But I didn't mention LX20's and neither did the person I was responding to. But you are kinda splitting hairs if you are drawing a major distinction between summer and all season radials. In terms of snow/ice capability there is a huge difference between winter and all season and a much smaller difference between all season and summer tires (both suck).
Yeah, I used to think all season radials worked great in the winter too. Until I had more winter driving experience and realized that all snow and ice is not the same. There are hundreds of different types of each and countless combinations of both. And you never know what you're going to encounter until you're on it. Some ice has 1/10 the friction coefficient as ice you may have encountered in your Jeep. They both look almost the same. Some ice you can easily see as you approach it, other ice looks just like wet pavement until you and your all season radials are doing a new 360 every second or two. If your Jeep did great on ice using LE2's then you didn't encounter the latter type of ice. And I'm not saying there are two distinct types of ice, but rather, an infinite number of types. Just check u-tube for videos of AWD and 4WD vehicles with all season radials who are completely helpless on roads that often are not even that steep. Sometimes just the normal slope of the crown of an otherwise flat road is too steep for all season radials to hold a stationary car from sliding onto the shoulder. This has nothing to do with how good the AWD system (the brakes are on) and everything to do with tire grip. In these conditions steel studs are preferable but fortunately this kind of ice is rare and nobody is going fast and studless winter tires will probably suffice.
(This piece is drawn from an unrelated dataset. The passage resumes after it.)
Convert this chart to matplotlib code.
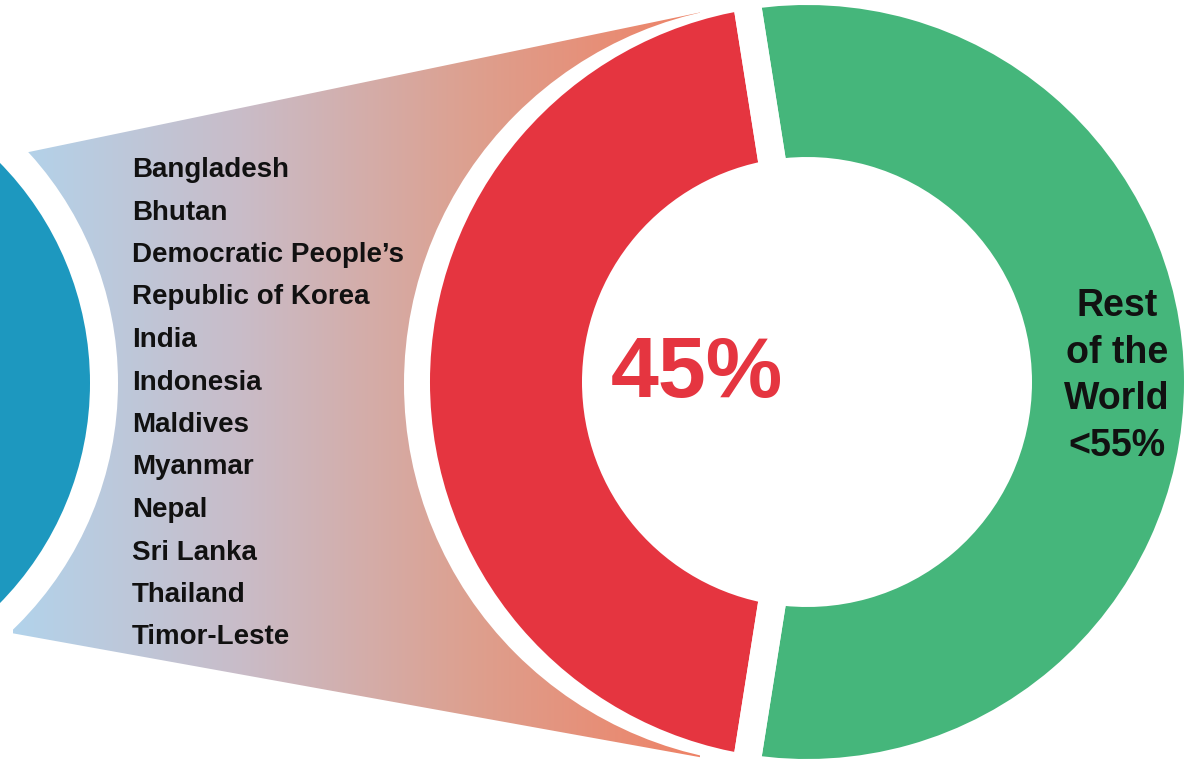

I'm hearing mixed messages. On one hand you talk about living in the mountains, on the other hand you say you only get "a few days" of ice and snow. I'll confess, I'm not familiar with the Ozark "mountains" and when I Google photos of "Ozark Mountains", no photos of mountains show up, just foothills (and not very big ones at that). I'm not familiar with the weather there. Only you know whether you drive far enough in winter conditions for snow tires to be worth it. My only point is that if it's imperative that you be able to travel under difficult and slippery winter conditions, you need winter tires before you need AWD. AWD adds very little to winter driving capability compared to winter tires on a two wheel drive vehicle.
I wouldn't recommend them for general use. I certainly would never consider them for covering big miles or fast miles and they will never provide as much traction as winter tires in most conditions. That's what winter tires are for. If you have a dedicated set of winter wheels, a pneumatic wrench and a floor jack you can switch between sets in under half and hour, not much longer than installing four polymer "chains".